The theatre space is probably too polite for Finley’s aggressiveness. Her move out of the nightclub venue into the theatre drained much of the dynamism and relevance out of her performance. That happened twenty years ago!!! Years before even her celebrity as one of the NEA Four.
The role of criticism and journalism is essential in bringing an awareness and appreciation of art into the larger culture. The celebrity ensembles of Dell 'Arte and Roadside Theatre you highlight become broadly known and appreciated mostly through the documentation and journalism of their work, not the actual experience of their theatre. The state, federal, and foundation funding they receive is based directly on this journalism. It functions essentially as a PR package for the ensemble to solicit subsidies from outside their community.
Wondering if you believe the celebrity status of these ensembles doesn’t operate in the same detrimental way you see the idea of genius working, “de-emphasize and disempower the large majority of artists” i.e., the other ensembles throughout the country and the world working in relative obscurity with limited resources.
Cindy Carr’s journalism was part and parcel to Finley’s performance art achieving critical mass in culture twenty years ago. Here’s an interesting article exploring the significance of the Village Voice in a certain culture discourse at the time.

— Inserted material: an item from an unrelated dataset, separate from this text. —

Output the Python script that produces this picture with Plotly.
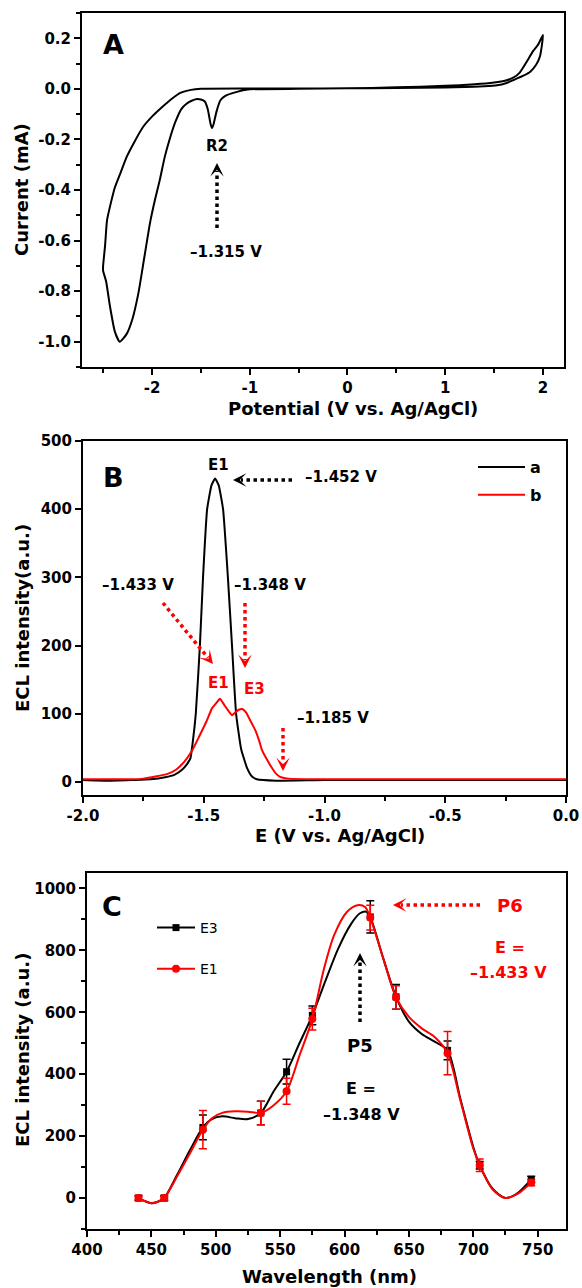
import plotly.graph_objects as go

W, H = 582, 1288
FONT = "DejaVu Sans"
RED = "#ff0000"

# ---------------- Panel A data (cyclic voltammogram) ----------------
cv_v = [0.0, 0.5, 1.0, 1.2, 1.4, 1.53, 1.62, 1.70, 1.80, 1.87, 1.93, 1.97, 2.0,
        1.95, 1.90, 1.83, 1.76, 1.70, 1.62, 1.50, 1.30, 1.0, 0.5, 0.0, -0.5, -1.0,
        -1.15, -1.25, -1.30, -1.34, -1.37, -1.385, -1.40, -1.43, -1.46, -1.50, -1.54,
        -1.60, -1.65, -1.70, -1.76, -1.82, -1.87, -1.92, -1.97, -2.02, -2.08, -2.14,
        -2.20, -2.26, -2.33, -2.38, -2.43, -2.47, -2.50,
        -2.50, -2.48, -2.46, -2.42, -2.38, -2.32, -2.26, -2.18, -2.09, -2.0, -1.89,
        -1.80, -1.71, -1.6, -1.5, -1.0, 0.0]
cv_i = [0.002, 0.003, 0.005, 0.007, 0.010, 0.014, 0.022, 0.035, 0.052, 0.068, 0.095, 0.13, 0.213,
        0.175, 0.150, 0.105, 0.063, 0.045, 0.033, 0.025, 0.018, 0.012, 0.006, 0.002, 0.0, -0.002,
        -0.014, -0.028, -0.045, -0.09, -0.14, -0.155, -0.14, -0.08, -0.05, -0.042, -0.04,
        -0.048, -0.06, -0.08, -0.13, -0.20, -0.27, -0.36, -0.44, -0.53, -0.67, -0.81,
        -0.91, -0.97, -1.0, -0.96, -0.86, -0.76, -0.72,
        -0.70, -0.62, -0.52, -0.45, -0.39, -0.33, -0.27, -0.21, -0.15, -0.11, -0.07,
        -0.04, -0.016, -0.004, 0.0, 0.001, 0.002]

a_xticks = [-2, -1, 0, 1, 2]
a_xtext = ["-2", "-1", "0", "1", "2"]
a_yticks = [-1.0, -0.8, -0.6, -0.4, -0.2, 0.0, 0.2]
a_ytext = ["-1.0", "-0.8", "-0.6", "-0.4", "-0.2", "0.0", "0.2"]

# ---------------- Panel B data (ECL vs potential) ----------------
b_a_v = [-2.0, -1.9, -1.8, -1.72, -1.66, -1.62, -1.59, -1.57, -1.555, -1.545, -1.533,
         -1.516, -1.503, -1.486, -1.468, -1.453, -1.438, -1.42, -1.40, -1.383, -1.366,
         -1.345, -1.32, -1.30, -1.28, -1.2, -1.0, -0.5, 0.0]
b_a_i = [3, 2, 3, 4, 7, 11, 18, 26, 35, 60, 100,
         200, 300, 400, 435, 445, 435, 400, 300, 200, 100,
         48, 20, 8, 4, 2, 3, 3, 3]
b_b_v = [-2.0, -1.9, -1.8, -1.75, -1.70, -1.65, -1.615, -1.58, -1.55, -1.52, -1.49,
         -1.466, -1.45, -1.433, -1.415, -1.395, -1.383, -1.37, -1.355, -1.34, -1.325,
         -1.31, -1.295, -1.284, -1.27, -1.26, -1.24, -1.22, -1.20, -1.18, -1.15, -1.0,
         -0.5, 0.0]
b_b_i = [4, 4, 4, 5, 8, 12, 18, 30, 45, 66, 88,
         108, 115, 122, 113, 103, 98, 102, 106, 107, 102,
         92, 82, 74, 60, 48, 34, 22, 12, 7, 5, 4,
         4, 4]
b_xticks = [-2.0, -1.5, -1.0, -0.5, 0.0]
b_xtext = ["-2.0", "-1.5", "-1.0", "-0.5", "0.0"]
b_yticks = [0, 100, 200, 300, 400, 500]

# ---------------- Panel C data (ECL spectra) ----------------
wl = [440, 460, 490, 535, 555, 575, 620, 640, 680, 705, 745]
e3 = [0, 0, 228, 275, 408, 590, 908, 650, 477, 106, 60]
e3_err = [8, 8, 40, 38, 40, 30, 52, 40, 30, 12, 10]
e1 = [0, 0, 221, 275, 345, 578, 906, 648, 468, 106, 50]
e1_err = [6, 6, 62, 38, 42, 35, 40, 38, 70, 20, 10]

e3_curve_wl = [440, 445, 450, 455, 460, 470, 480, 490, 497, 505, 515, 525, 535, 545, 555,
               565, 575, 585, 595, 605, 612, 617, 620, 630, 640, 650, 660, 670, 680,
               690, 700, 705, 715, 725, 735, 745]
e3_curve = [0, -10, -17, -12, 0, 75, 155, 228, 255, 264, 258, 255, 275, 345, 408,
            500, 590, 700, 805, 885, 920, 925, 908, 775, 650, 570, 530, 505, 477,
            320, 165, 106, 30, 0, 18, 60]
e1_curve_wl = [440, 445, 450, 455, 460, 470, 480, 490, 497, 505, 515, 525, 535, 545, 555,
               565, 575, 584, 592, 602, 610, 616, 620, 630, 640, 650, 660, 670, 680,
               690, 700, 705, 715, 725, 735, 745]
e1_curve = [0, -10, -17, -12, 0, 70, 145, 221, 258, 275, 280, 279, 275, 300, 345,
            460, 578, 740, 850, 925, 946, 940, 906, 775, 648, 585, 548, 520, 468,
            315, 160, 106, 28, 0, 15, 50]
c_xticks = [400, 450, 500, 550, 600, 650, 700, 750]
c_yticks = [0, 200, 400, 600, 800, 1000]


def px(x):
    return x / W


def py(y):
    return 1 - y / H


fig = go.Figure()

# Panel A
fig.add_trace(go.Scatter(x=cv_v, y=cv_i, mode="lines", xaxis="x", yaxis="y",
                         line=dict(color="black", width=2, shape="spline", smoothing=0.5),
                         showlegend=False, hoverinfo="skip"))

# Panel B
fig.add_trace(go.Scatter(x=b_a_v, y=b_a_i, mode="lines", xaxis="x2", yaxis="y2", name="a",
                         line=dict(color="black", width=2, shape="spline", smoothing=0.4),
                         legend="legend", legendgroup="a"))
fig.add_trace(go.Scatter(x=b_b_v, y=b_b_i, mode="lines", xaxis="x2", yaxis="y2", name="b",
                         line=dict(color=RED, width=2, shape="spline", smoothing=0.4),
                         legend="legend", legendgroup="b"))

# Panel C
fig.add_trace(go.Scatter(x=e3_curve_wl, y=e3_curve, mode="lines", xaxis="x3", yaxis="y3",
                         line=dict(color="black", width=2, shape="spline", smoothing=0.8),
                         showlegend=False, hoverinfo="skip"))
fig.add_trace(go.Scatter(x=wl, y=e3, mode="markers", xaxis="x3", yaxis="y3",
                         marker=dict(symbol="square", size=7, color="black"),
                         error_y=dict(type="data", array=e3_err, color="black", thickness=1.5, width=4),
                         showlegend=False))
fig.add_trace(go.Scatter(x=e1_curve_wl, y=e1_curve, mode="lines", xaxis="x3", yaxis="y3",
                         line=dict(color=RED, width=2, shape="spline", smoothing=0.8),
                         showlegend=False, hoverinfo="skip"))
fig.add_trace(go.Scatter(x=wl, y=e1, mode="markers", xaxis="x3", yaxis="y3",
                         marker=dict(symbol="circle", size=8, color=RED),
                         error_y=dict(type="data", array=e1_err, color=RED, thickness=1.5, width=4),
                         showlegend=False))
# legend entries for panel C
fig.add_trace(go.Scatter(x=[None], y=[None], mode="lines+markers", xaxis="x3", yaxis="y3", name="E3",
                         line=dict(color="black", width=2),
                         marker=dict(symbol="square", size=7, color="black"),
                         legend="legend2", legendgroup="E3"))
fig.add_trace(go.Scatter(x=[None], y=[None], mode="lines+markers", xaxis="x3", yaxis="y3", name="E1",
                         line=dict(color=RED, width=2),
                         marker=dict(symbol="circle", size=8, color=RED),
                         legend="legend2", legendgroup="E1"))

tickfont = dict(family=FONT, size=15, color="black", weight="bold")


def axis(domain, rng, anchor, tickvals, ticktext=None, minor_dtick=None):
    d = dict(domain=domain, range=rng, anchor=anchor, showline=True, linewidth=2,
             linecolor="black", mirror=True, ticks="outside", ticklen=6, tickwidth=2,
             tickcolor="black", showgrid=False, zeroline=False, tickmode="array",
             tickvals=tickvals, tickfont=tickfont, fixedrange=True, automargin=False)
    if ticktext is not None:
        d["ticktext"] = ticktext
    if minor_dtick is not None:
        d["minor"] = dict(tickmode="linear", dtick=minor_dtick, tick0=0, ticks="outside",
                          ticklen=4, tickwidth=2, tickcolor="black", showgrid=False)
    return d


layout = dict(
    width=W, height=H, margin=dict(l=0, r=0, t=0, b=0, autoexpand=False),
    paper_bgcolor="white", plot_bgcolor="white",
    xaxis=axis([px(82), px(564)], [-2.716, 2.215], "y", a_xticks, a_xtext, 0.5),
    yaxis=axis([py(367), py(13)], [-1.1, 0.3], "x", a_yticks, a_ytext, 0.1),
    xaxis2=axis([px(83), px(566)], [-2.0, 0.0], "y2", b_xticks, b_xtext, 0.25),
    yaxis2=axis([py(795), py(441)], [-19, 500], "x2", b_yticks),
    xaxis3=axis([px(87), px(566)], [400, 772], "y3", c_xticks, None, 25),
    yaxis3=axis([py(1229), py(873)], [-100, 1050], "x3", c_yticks, None, 100),
    legend=dict(x=px(473), y=py(450), xanchor="left", yanchor="top",
                bgcolor="rgba(0,0,0,0)", borderwidth=0, tracegroupgap=4, itemwidth=47,
                font=dict(family=FONT, size=16, color="black", weight="bold")),
    legend2=dict(x=px(152), y=py(912), xanchor="left", yanchor="top",
                 bgcolor="rgba(0,0,0,0)", borderwidth=0, tracegroupgap=20, itemwidth=38,
                 font=dict(family=FONT, size=14, color="black")),
)

ann = []
shapes = []


def txt(x, y, s, size=15, color="black", bold=True, angle=0):
    ann.append(dict(x=px(x), y=py(y), xref="paper", yref="paper", text=s, showarrow=False,
                    xanchor="center", yanchor="middle", textangle=angle,
                    font=dict(family=FONT, size=size, color=color,
                              weight="bold" if bold else "normal")))


def darrow(x0, y0, x1, y1, color="black"):
    """Dotted arrow from (x0,y0) to tip (x1,y1) in pixel coords."""
    dx, dy = x1 - x0, y1 - y0
    L = (dx * dx + dy * dy) ** 0.5
    ux, uy = dx / L, dy / L
    back = 8
    shapes.append(dict(type="line", xref="paper", yref="paper",
                       x0=px(x0), y0=py(y0), x1=px(x1 - ux * back), y1=py(y1 - uy * back),
                       line=dict(color=color, width=3.5, dash="dot")))
    ann.append(dict(x=px(x1), y=py(y1), xref="paper", yref="paper", text="",
                    showarrow=True, axref="pixel", ayref="pixel",
                    ax=-ux * back, ay=-uy * back, arrowhead=3, arrowsize=0.75,
                    arrowwidth=3, arrowcolor=color, standoff=0))


# Panel A texts
txt(113, 45, "A", size=27)
txt(217, 146, "R2", size=15)
darrow(217, 228, 217, 163)
txt(226, 252, "–1.315 V", size=15)
txt(22, 190, "Current (mA)", size=18, angle=-90)
txt(353, 408, "Potential (V vs. Ag/AgCl)", size=18)

# Panel B texts
txt(113, 477, "B", size=27)
txt(218, 465, "E1", size=15)
darrow(292, 480, 233, 480)
txt(341, 477, "–1.452 V", size=15)
txt(138, 585, "–1.433 V", size=15)
txt(270, 585, "–1.348 V", size=15)
darrow(163, 603, 213, 664, RED)
darrow(245, 603, 245, 668, RED)
txt(218, 683, "E1", size=15, color=RED)
txt(254, 689, "E3", size=15, color=RED)
txt(333, 718, "–1.185 V", size=15)
darrow(283, 728, 283, 771, RED)
txt(22, 618, "ECL intensity(a.u.)", size=18, angle=-90)
txt(340, 836, "E (V vs. Ag/AgCl)", size=18)

# Panel C texts
txt(112, 907, "C", size=27)
txt(510, 905, "P6", size=18, color=RED)
darrow(480, 905, 393, 905, RED)
txt(510, 947, "E =", size=16, color=RED)
txt(508, 972, "–1.433 V", size=16, color=RED)
darrow(360, 1022, 360, 953)
txt(360, 1045, "P5", size=18)
txt(361, 1088, "E =", size=16)
txt(361, 1114, "–1.348 V", size=16)
txt(22, 1050, "ECL intensity (a.u.)", size=18, angle=-90)
txt(329, 1276, "Wavelength (nm)", size=18)

layout["annotations"] = ann
layout["shapes"] = shapes
fig.update_layout(**layout)

fig.write_html("out.html", config={"displayModeBar": False},
               post_script="document.body.style.margin='0px';document.body.style.overflow='hidden';")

http://www.villagevoice.com/specials/0543,50thewill,69320,31.html
“The iconic example of these clashes was the Great Yam Furor of 1986. C.Carr, who was covering the performance-art scene, wrote a piece on Karen Finley, then an obscure performer working in small clubs. Carr called her "a raw, quaking id," describing in riveting fashion her obscene, scatological monologues and penchant for smearing herself with food and other substances; in one such routine, called "Yams Up My Granny's Ass," Finley applied canned yams to her own butt. Men in her audiences often freaked out. "A filthy woman (in any sense of the word) has stepped further outside social mores than a man can possibly get," Carr observed. The story made the cover and the "white boys" went bananas, nicely illustrating her point. In his column Pete Hamill sarcastically reassured his political writer friends that Carr's piece had to be a parody rather than "vile, disgusting, contaminating," as they thought. The letters about yams poured in.”

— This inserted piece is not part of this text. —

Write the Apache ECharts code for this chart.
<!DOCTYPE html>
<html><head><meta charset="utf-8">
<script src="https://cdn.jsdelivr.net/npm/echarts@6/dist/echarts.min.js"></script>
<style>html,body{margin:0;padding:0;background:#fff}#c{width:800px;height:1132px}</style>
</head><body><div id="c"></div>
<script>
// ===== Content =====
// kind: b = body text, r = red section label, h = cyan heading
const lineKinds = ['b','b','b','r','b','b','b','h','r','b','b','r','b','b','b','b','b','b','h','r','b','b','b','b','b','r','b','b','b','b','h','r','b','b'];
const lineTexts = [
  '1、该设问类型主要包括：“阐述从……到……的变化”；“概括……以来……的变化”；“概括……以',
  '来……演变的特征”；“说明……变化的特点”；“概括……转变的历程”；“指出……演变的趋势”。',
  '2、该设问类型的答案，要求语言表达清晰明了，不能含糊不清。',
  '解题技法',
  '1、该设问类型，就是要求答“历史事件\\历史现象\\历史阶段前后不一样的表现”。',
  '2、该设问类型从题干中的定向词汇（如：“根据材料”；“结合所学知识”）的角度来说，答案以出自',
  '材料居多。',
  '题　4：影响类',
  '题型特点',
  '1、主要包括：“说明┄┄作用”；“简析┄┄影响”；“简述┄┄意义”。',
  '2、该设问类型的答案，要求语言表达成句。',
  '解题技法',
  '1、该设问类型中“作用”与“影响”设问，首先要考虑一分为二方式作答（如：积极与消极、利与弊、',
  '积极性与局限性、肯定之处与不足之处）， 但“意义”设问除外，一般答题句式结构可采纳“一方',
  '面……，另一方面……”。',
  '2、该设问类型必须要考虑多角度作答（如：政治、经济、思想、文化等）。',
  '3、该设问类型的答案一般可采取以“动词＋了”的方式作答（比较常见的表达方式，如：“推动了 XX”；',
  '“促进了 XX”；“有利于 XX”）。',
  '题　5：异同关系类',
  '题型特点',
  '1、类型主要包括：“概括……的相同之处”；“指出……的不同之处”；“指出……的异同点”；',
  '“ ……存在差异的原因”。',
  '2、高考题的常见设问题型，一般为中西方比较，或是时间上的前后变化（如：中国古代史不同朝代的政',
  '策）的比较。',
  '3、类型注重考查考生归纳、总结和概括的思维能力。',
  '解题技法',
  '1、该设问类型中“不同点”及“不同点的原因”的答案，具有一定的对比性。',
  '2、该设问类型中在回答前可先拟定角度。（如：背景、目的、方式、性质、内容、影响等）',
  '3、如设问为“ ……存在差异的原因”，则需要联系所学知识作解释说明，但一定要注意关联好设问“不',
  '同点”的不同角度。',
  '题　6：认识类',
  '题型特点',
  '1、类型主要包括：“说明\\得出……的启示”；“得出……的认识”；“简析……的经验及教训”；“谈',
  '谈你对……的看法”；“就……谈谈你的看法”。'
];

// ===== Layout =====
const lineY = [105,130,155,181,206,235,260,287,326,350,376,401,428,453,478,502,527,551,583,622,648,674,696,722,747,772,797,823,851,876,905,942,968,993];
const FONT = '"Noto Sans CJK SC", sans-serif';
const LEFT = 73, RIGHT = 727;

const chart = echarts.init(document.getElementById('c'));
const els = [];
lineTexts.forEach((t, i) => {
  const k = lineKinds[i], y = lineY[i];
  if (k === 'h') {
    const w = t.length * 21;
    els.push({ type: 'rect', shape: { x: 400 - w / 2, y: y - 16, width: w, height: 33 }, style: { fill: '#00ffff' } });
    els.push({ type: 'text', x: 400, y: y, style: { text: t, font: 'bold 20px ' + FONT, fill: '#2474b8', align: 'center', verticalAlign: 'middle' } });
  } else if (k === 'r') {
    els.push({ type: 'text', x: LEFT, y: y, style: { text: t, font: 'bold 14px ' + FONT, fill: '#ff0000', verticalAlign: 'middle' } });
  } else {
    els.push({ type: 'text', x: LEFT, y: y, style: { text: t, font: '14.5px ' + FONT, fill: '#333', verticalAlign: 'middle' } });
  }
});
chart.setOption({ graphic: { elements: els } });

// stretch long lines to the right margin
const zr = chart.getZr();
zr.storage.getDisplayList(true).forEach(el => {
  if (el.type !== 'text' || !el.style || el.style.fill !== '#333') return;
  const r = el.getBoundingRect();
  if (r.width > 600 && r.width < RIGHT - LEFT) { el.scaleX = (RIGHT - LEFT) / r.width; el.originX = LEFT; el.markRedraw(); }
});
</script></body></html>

I do think that journalism and documentation is important. Not because it is necessary for a theatre like Appalshop to become "famous," but rather because it is important for artists who might have similar aesthetic values to see that there is a model, that it isn't necessary to build from scratch. When I taught a class about grassroots theatre at the university, the Drama majors were blown away -- they had no idea that such theatre was being done, and done successfully. Several of them became so enthusiastic that they are hoping to work in the field, and are pursuing educational opportunities to prepare them. Without books like Local Acts and Performing Communities, as well as the Community Arts Network website, it would have been very difficult for these students to discover the wealth of ideas out there that diverge from the traditional theatrical model. When the Tony Awards Show is the only representation of theatre that you're exposed to, and most theatre textbooks promote that traditional model, then it isn't surprising that your imagination would run only in that direction. So journalism is important to diversify the field, in my opinion.

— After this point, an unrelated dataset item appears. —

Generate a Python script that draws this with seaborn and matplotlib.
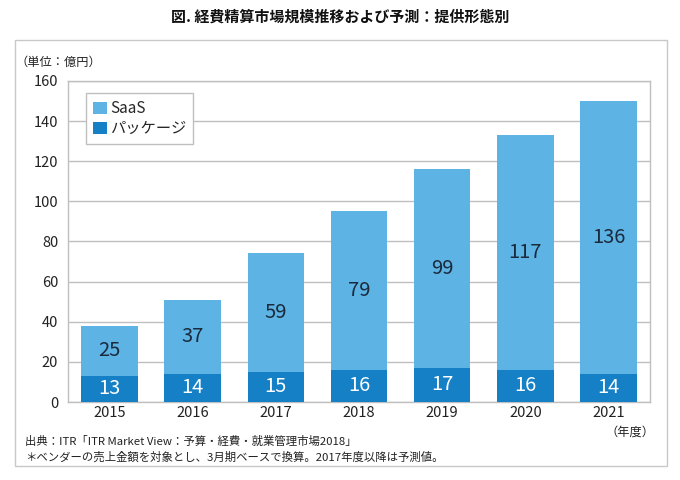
import matplotlib
matplotlib.use("Agg")
import matplotlib.pyplot as plt
import seaborn as sns
import pandas as pd
from matplotlib.patches import Rectangle, Patch

years = ["2015", "2016", "2017", "2018", "2019", "2020", "2021"]
package = [13, 14, 15, 16, 17, 16, 14]
saas = [25, 37, 59, 79, 99, 117, 136]
series_names = ["SaaS", "パッケージ"]
title = "図. 経費精算市場規模推移および予測：提供形態別"
unit_label = "（単位：億円）"
xunit_label = "（年度）"
notes = ["出典：ITR「ITR Market View：予算・経費・就業管理市場2018」",
         "＊ベンダーの売上金額を対象とし、3月期ベースで換算。2017年度以降は予測値。"]

c_saas = "#5CB3E4"
c_pkg = "#1580C6"

sns.set_theme(style="white")
plt.rcParams['font.family'] = ['Noto Sans CJK JP', 'DejaVu Sans']

df = pd.DataFrame({"year": years, "package": package, "saas": saas})
df["total"] = df["package"] + df["saas"]

fig = plt.figure(figsize=(6.8, 4.8), dpi=100)
ax = fig.add_axes([0.1, 0.1625, 0.856, 0.669])

sns.barplot(data=df, x="year", y="total", color=c_saas, width=0.68,
            saturation=1, ax=ax, zorder=3, linewidth=0)
sns.barplot(data=df, x="year", y="package", color=c_pkg, width=0.68,
            saturation=1, ax=ax, zorder=3, linewidth=0)

for i, (p, s) in enumerate(zip(package, saas)):
    ax.text(i, p / 2, str(p), ha="center", va="center", color="white",
            fontsize=14.5, zorder=4)
    ax.text(i, p + s / 2, str(s), ha="center", va="center", color="#1B2A3C",
            fontsize=14.5, zorder=4)

ax.set_ylim(0, 160)
ax.set_yticks(range(0, 161, 20))
ax.set_xlim(-0.5, len(years) - 0.5)
ax.set_xlabel("")
ax.set_ylabel("")
ax.yaxis.grid(True, color="#BFBFBF", linewidth=1, zorder=0)
for sp in ax.spines.values():
    sp.set_visible(True)
    sp.set_color("#BFBFBF")
    sp.set_linewidth(1)
ax.tick_params(axis="y", length=4, color="#BFBFBF", labelsize=10.5, labelcolor="#222222", pad=3)
ax.tick_params(axis="x", length=0, labelsize=10.5, labelcolor="#222222", pad=3)

handles = [Patch(facecolor=c_saas, edgecolor="none"), Patch(facecolor=c_pkg, edgecolor="none")]
leg = ax.legend(handles, series_names, loc="upper left", bbox_to_anchor=(0.018, 0.985),
                fontsize=11, frameon=True, fancybox=False, edgecolor="#BFBFBF",
                handlelength=0.9, handleheight=0.9, handletextpad=0.2,
                borderpad=0.45, labelspacing=0.2, framealpha=1)
leg.get_frame().set_linewidth(1)

fig.patches.append(Rectangle((15 / 680, 1 - 466 / 480), 652 / 680, 426 / 480,
                             transform=fig.transFigure, fill=False,
                             edgecolor="#C8C8C8", linewidth=1))

fig.text(0.5, 1 - 17 / 480, title, ha="center", va="center", fontsize=10.8,
         fontweight="bold", color="#111111")
fig.text(16 / 680, 1 - 62 / 480, unit_label, ha="left", va="center", fontsize=8.8,
         color="#222222")
fig.text(606 / 680, 1 - 432 / 480, xunit_label, ha="left", va="center", fontsize=8.8,
         color="#222222")
fig.text(25 / 680, 1 - 441 / 480, notes[0], ha="left", va="center", fontsize=8.2,
         color="#222222")
fig.text(25 / 680, 1 - 457 / 480, notes[1], ha="left", va="center", fontsize=8.2,
         color="#222222")

fig.savefig("out.png", dpi=100, facecolor="white")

Just a couple of quick thoughts on Finley... I like *BLACK SHEEP* quite a bit. It's probably the only piece of hers I really dig. Most of the rest of it I find dull rather than worrying or discomfiting. (Most of her monologues feel about 5 minutes too long, and I find the arc of them emotionally and performatively to be fairly predictable. Then again, I came to Finley much later in her career than you, and I have a feeling that might have something to do with it).